Спустя неделю я получила от него письмо. Он писал, что после нашего с ним разговора находится в затруднительном положении, поскольку «поглощен» этим делом и предстоящим судом. Многие из его друзей считают, что я не должна «выступать в качестве свидетеля», написал он. Дядя Джо пытался быть рассудительным. Он предупредил, что я должна думать об Израиле, потому что «польза Израиля превыше всего». Возможно, мне придется свидетельствовать, продолжал он, потому что вдруг О’Коннор нанял какого-нибудь антисемита, который может «использовать бесчестные методы и изводить свидетелей, чтобы в конце концов дискредитировать их»? Возможно, мое свидетельство будет полезным для Израиля, поскольку я сама еврейка, так что мое присутствие на свидетельской трибуне станет подтверждением справедливости и сбалансированного подхода. Но возможно, все будет не так; возможно, меня сочтут Иудой, предательницей соплеменников. «Решение тебе придется принять самой», — заключил он.
Неделю спустя дядя Джо оставил на моем автоответчике такое сообщение:
Помни, дорогая, что это не просто суд над одним человеком; он касается всего мира, в котором совершались эти злодеяния. Мне сложно выразить свои чувства, потому что я до сих пор чувствую себя виноватым в том, что во время холокоста я, как и многие миллионы других евреев, делал слишком мало… Я очень благодарен тебе за то, что ты так серьезно отнеслась к этому делу, но я чувствую, что ты гораздо больше потеряешь, нежели приобретешь, если будешь участвовать в этом процессе, в ходе которого ты можешь сказать нечто такое, о чем потом будешь жалеть всю жизнь. Ты должна учитывать этот риск. Рад поговорить с тобой даже через твой автоответчик. Не пропадай, дорогая! Спокойной ночи!
Суд над Джоном Демьянюком начался 18 февраля 1987 года. Я следила за происходящим по газетным сообщениям. 23 февраля показания давал первый свидетель обвинения 61-летний Пинхас Эпштейн.

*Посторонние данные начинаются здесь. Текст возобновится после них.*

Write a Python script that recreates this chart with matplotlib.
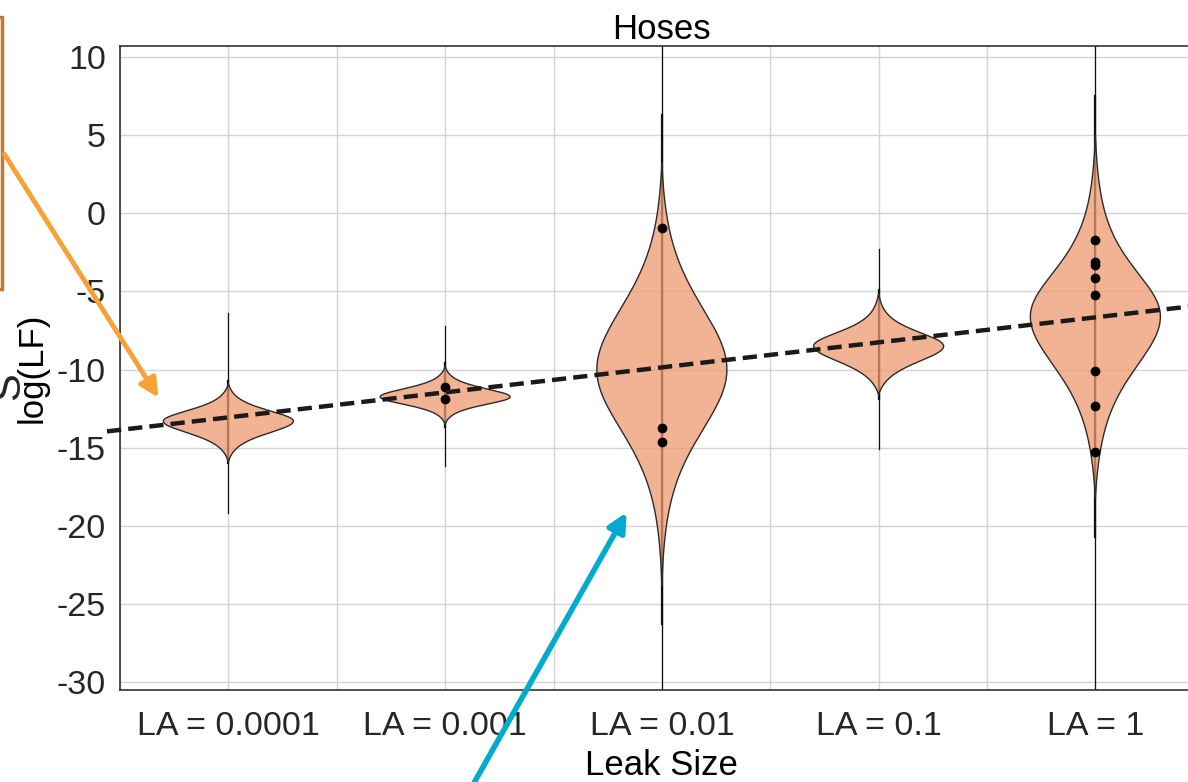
import matplotlib
matplotlib.use("Agg")
import matplotlib.pyplot as plt
import numpy as np
from matplotlib.patches import Rectangle, FancyArrowPatch

plt.rcParams['font.family'] = ['Liberation Sans', 'DejaVu Sans']
plt.rcParams['axes.unicode_minus'] = False

# data
categories = ['LA = 0.0001', 'LA = 0.001', 'LA = 0.01', 'LA = 0.1', 'LA = 1']
modes = [-13.3, -11.75, -10.0, -8.5, -6.6]
spread_up = [0.77, 0.6, 4.3, 1.0, 3.3]
spread_down = [0.86, 0.55, 4.2, 1.13, 3.7]
tail_df = [4, 4, 8, 4, 4]
violin_top = [-10.9, -9.8, 3.2, -5.1, 5.0]
violin_bottom = [-15.9, -13.5, -23.8, -11.6, -18.2]
inner_top = [-10.7, -9.6, 6.3, -4.9, 7.5]
inner_bottom = [-16.0, -13.7, -26.3, -11.9, -20.7]
whisker_top = [-6.4, -7.2, 11.5, -2.3, 11.5]
whisker_bottom = [-19.2, -16.2, -31.0, -15.1, -31.0]
points = [
    [],
    [-11.1, -11.9],
    [-0.95, -13.75, -14.65],
    [],
    [-1.7, -3.15, -3.3, -4.13, -5.26, -10.06, -12.35, -15.3],
]
trend_slope = 1.6
trend_intercept = -14.66

W, H = 1188, 782
fig = plt.figure(figsize=(W / 100, H / 100), dpi=100)
ax = fig.add_axes([120 / W, 92 / H, 1083.75 / W, 644 / H])


def profile(z, nu):
    return (1 + z ** 2 / nu) ** (-(nu + 1) / 2)


half_width = 0.3
for i, cat in enumerate(categories):
    x = i + 1
    nu = tail_df[i]
    # whiskers
    ax.plot([x, x], [whisker_bottom[i], whisker_top[i]], color='#111111', lw=0.9, zorder=2)
    ax.plot([x, x], [inner_bottom[i], inner_top[i]], color='#111111', lw=1.6, zorder=2)
    # violin outline, tapered to zero at both tips
    yy = np.linspace(violin_bottom[i], violin_top[i], 500)
    up = yy > modes[i]
    s = np.where(up, spread_up[i], spread_down[i])
    f = profile((yy - modes[i]) / s, nu)
    f_top = profile((violin_top[i] - modes[i]) / spread_up[i], nu)
    f_bot = profile((violin_bottom[i] - modes[i]) / spread_down[i], nu)
    f_end = np.where(up, f_top, f_bot)
    w = half_width * np.clip(f - f_end, 0, None) / (1 - f_end)
    ax.fill_betweenx(yy, x - w, x + w, facecolor='#EE9A70', alpha=0.75,
                     edgecolor='none', zorder=3)
    ax.plot(np.r_[x - w, (x + w)[::-1]], np.r_[yy, yy[::-1]],
            color='#2b2b2b', lw=1.0, zorder=4)
    if points[i]:
        ax.plot([x] * len(points[i]), points[i], 'o', color='black',
                markersize=6, zorder=5)

xs = np.array([0.44, 5.6])
ax.plot(xs, trend_intercept + trend_slope * xs, '--', color='#1a1a1a', lw=3.2,
        dashes=(3.2, 1.6), zorder=6, clip_on=False)

ax.set_xlim(0.5, 5.5)
ax.set_ylim(-30.5, 10.7)
ax.set_xticks(range(1, 6))
ax.set_xticklabels(categories)
ax.set_xticks(np.arange(0.5, 5.6, 0.5), minor=True)
ax.set_yticks(range(-30, 11, 5))
ax.tick_params(axis='both', which='both', length=0, labelsize=24.5, colors='#262626', pad=10)
ax.tick_params(axis='x', pad=15)
ax.grid(True, which='both', color='#d4d4d4', lw=1.0)
ax.set_axisbelow(True)
for side in ['left', 'bottom', 'top', 'right']:
    ax.spines[side].set_color('#333333')
    ax.spines[side].set_linewidth(1.2)

ax.set_title('Hoses', fontsize=25, pad=4)
ax.set_xlabel('Leak Size', fontsize=25, labelpad=5)
ax.set_ylabel('log(LF)', fontsize=25, labelpad=6)

# annotation pieces cut off at the picture's edge
fig.add_artist(Rectangle((-200 / W, 1 - 289 / H), 202 / W, 272 / H,
                         transform=fig.transFigure, facecolor='none',
                         edgecolor='#C8782A', lw=2.5))
fig.text(-12 / W, 1 - 386 / H, 'S', rotation=90, fontsize=30, va='center',
         ha='left', color='#262626')
fig.add_artist(FancyArrowPatch((3 / W, 1 - 152 / H), (160 / W, 1 - 400 / H),
                               transform=fig.transFigure, arrowstyle='-|>',
                               mutation_scale=28, color='#F7A136', lw=3.5))
fig.add_artist(FancyArrowPatch((470 / W, 1 - 790 / H), (628 / W, 1 - 510 / H),
                               transform=fig.transFigure, arrowstyle='-|>',
                               mutation_scale=28, color='#02AACD', lw=4))

fig.savefig('out.png', dpi=100)
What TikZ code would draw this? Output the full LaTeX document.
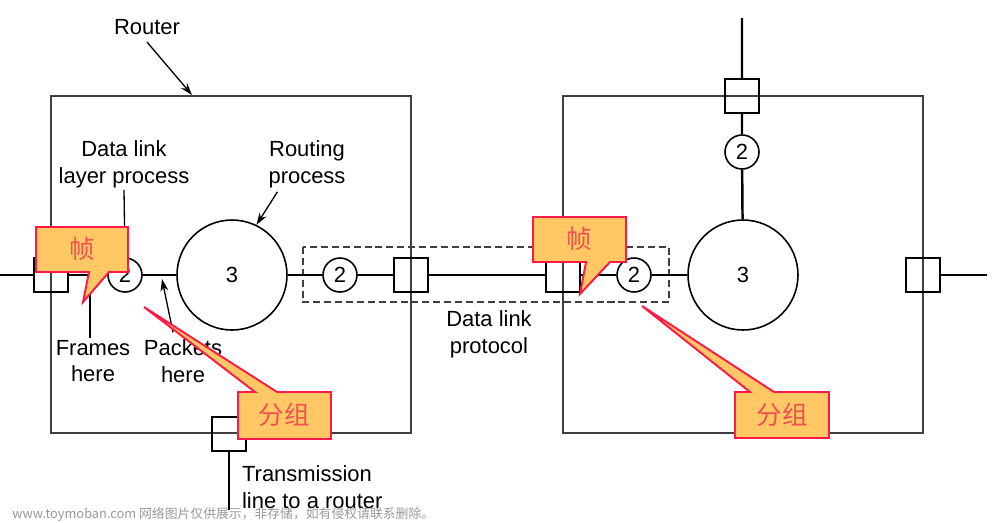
\documentclass[tikz,border=0pt]{standalone}
\usepackage{fontspec}
\setmainfont{Liberation Sans}
\newfontfamily\cjk{Noto Sans CJK SC}
\usepackage{xcolor}
\usetikzlibrary{arrows.meta,calc}
\definecolor{callfill}{RGB}{255,200,100}
\definecolor{callline}{RGB}{255,25,70}
\definecolor{calltext}{RGB}{240,80,80}

\begin{document}
\begin{tikzpicture}[
    x=0.02cm, y=-0.02cm,
    lbl/.style={align=center, font=\fontsize{12.5}{15.3}\selectfont, inner sep=1pt},
    ifc/.style={rectangle, draw, line width=0.75pt, minimum size=0.68cm, inner sep=0pt},
    pc/.style={circle, draw, line width=0.9pt, minimum size=0.68cm, inner sep=0pt, font=\fontsize{12.5}{15}\selectfont},
    bigc/.style={circle, draw, line width=0.9pt, minimum size=2.2cm, inner sep=0pt, font=\fontsize{12.5}{15}\selectfont},
    rbox/.style={draw=black!75, line width=0.75pt},
    dbox/.style={draw=black!75, line width=0.75pt, dash pattern=on 4pt off 2.2pt},
    lnk/.style={line width=1.4pt},
    thn/.style={line width=0.75pt},
    arr/.style={-{Stealth[length=7pt,width=4.5pt]}, line width=0.75pt},
    callout/.style={fill=callfill, draw=callline, line width=1.1pt, line join=miter},
    ctext/.style={font=\cjk\fontsize{14.5}{16}\selectfont, text=calltext}
]
    \useasboundingbox (0,0) rectangle (1000,522);

    % router boxes and the dashed link
    \draw[rbox] (51,96) rectangle (411,433);
    \draw[rbox] (563,96) rectangle (923,433);
    \draw[dbox] (303,247) rectangle (669,302);

    % interfaces and processes
    \node[ifc] (iL1) at (51,275) {};
    \node[pc] (pL1) at (125,275) {2};
    \node[bigc] (bL) at (232,275) {3};
    \node[pc] (pL2) at (340,275) {2};
    \node[ifc] (iL2) at (411,275) {};
    \node[ifc] (iL3) at (229,434) {};
    \node[ifc] (iR1) at (563,275) {};
    \node[pc] (pR1) at (634,275) {2};
    \node[bigc] (bR) at (743,275) {3};
    \node[ifc] (iR2) at (923,275) {};
    \node[ifc] (iR3) at (742,96) {};
    \node[pc] (pR2) at (742,152) {2};

    \coordinate (wL) at (0,275);
    \coordinate (eR) at (987,275);
    \coordinate (nR) at (742,18);
    \coordinate (sL) at (229,510);

    \draw[lnk] (wL) -- (iL1) -- (pL1) -- (bL) -- (pL2) -- (iL2) -- (iR1) -- (pR1) -- (bR);
    \draw[lnk] (iR2) -- (eR);
    \draw[lnk] (nR) -- (iR3) -- (pR2) -- (bR);
    \draw[lnk] (iL3) -- (sL);

    % labels
    \node[lbl] (rtr) at (147,27) {Router};
    \coordinate (rtip) at (192,95);
    \draw[arr] ([yshift=-3pt]rtr.south) -- (rtip);

    \node[lbl] (dllp) at (124,164) {Data link\\layer process};
    \draw[thn] (dllp.south) -- (pL1.north);

    \node[lbl] (rp) at (307,164) {Routing\\process};
    \draw[arr] ($(rp.south west)+(11,2)$) -- (bL.64);

    \node[lbl] (frm) at (93,361) {Frames\\here};
    \coordinate (ftop) at (90,280);
    \draw[thn] (frm.north -| ftop) -- (ftop);

    \node[lbl] (pkt) at (183,361) {Packets\\here};
    \coordinate (ptip) at (162,279);
    \draw[arr] ($(pkt.north)+(-10,-5)$) -- (ptip);

    \node[lbl] (dlp) at (489,334) {Data link\\protocol};
    \node[lbl, align=left, anchor=west] (tx) at (240,487) {Transmission\\line to a router};

    % callouts
    \path[callout] (36,227) -- (128,227) -- (128,272) -- (109,272) -- (83,302) -- (89,272) -- (36,272) -- cycle;
    \node[ctext] (zh1) at (82,249) {帧};
    \path[callout] (533,217) -- (626,217) -- (626,262) -- (610,262) -- (580,294) -- (586,262) -- (533,262) -- cycle;
    \node[ctext] (zh2) at (579,239) {帧};
    \path[callout] (238,392) -- (255,392) -- (144,307) -- (277,392) -- (331,392) -- (331,439) -- (238,439) -- cycle;
    \node[ctext] (zh3) at (284,415) {分组};
    \path[callout] (735,392) -- (750,392) -- (642,306) -- (774,392) -- (829,392) -- (829,438) -- (735,438) -- cycle;
    \node[ctext] (zh4) at (782,415) {分组};

    \node[anchor=west, font=\cjk\fontsize{7.3}{9}\selectfont, text=black!40, inner sep=0pt] (wm) at (12,515) {www.toymoban.com 网络图片仅供展示，非存储，如有侵权请联系删除。};
\end{tikzpicture}
\end{document}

— Это он сидит там, — сказал Эпштейн, показывая на Джона Демьянюка (я снова отметила для себя высокопарный перевод слов с идиша, который придавал событию оттенок старомодности). — Годы, конечно, изменили его, но не настолько, чтобы он стал неузнаваемым. Есть некоторые особенности, которые и по прошествии стольких лет остаются в памяти. Я вижу Ивана каждую ночь. Он как будто выгравирован у меня в мозгу. Я не могу избавиться от этих впечатлений.
После того как Эпштейн указал на Демьянюка, многие из пятисот зрителей встали и начали аплодировать.
20 февраля показания давал 65-летний Элияху Розенберг. Розенберг был отправлен в Треблинку из Варшавского гетто вместе с матерью и сестрами и провел там одиннадцать месяцев. С матерью и сестрами его разлучили сразу по прибытии в лагерь, и никого из них он никогда больше не видел. В зале суда Розенберг рассказал, как охранники в Треблинке заставили его убирать трупы других евреев из газовых камер. Сначала они зарывали трупы в братских могилах, но позже нацисты сменили тактику, и его заставляли заталкивать трупы в печи для сжигания. Однажды, рассказал Розенберг, он украл немного хлеба и получил тридцать плетей от охранника по имени Иван, который заставил его считать удары плетью вслух, а в конце экзекуции сказать: «Спасибо!»
— Я помню этого Ивана очень хорошо, — заявил Розенберг в суде. — Я видел его возле газовой камеры с его инструментом для убийства, что-то вроде трубы или плети. Я видел, как он бил своих жертв, орал на них и хлестал их, пока они входили в газовые камеры.
Прокуроры попросили Розенберга подойти к Демьянюку. Демьянюку предложили снять очки, и он снял их и протянул руку Розенбергу, по-видимому, чтобы поздороваться с ним. Розенберг в ужасе отдернул руку. «Иван! — воскликнул он. — У меня нет ни малейших колебаний и сомнений. Человек, на которого я смотрю в данный момент, — это Иван из Треблинки, из газовых камер. Я видел эти глаза, глаза убийцы, и это лицо. Как ты смеешь протягивать мне руку, ты, убийца!»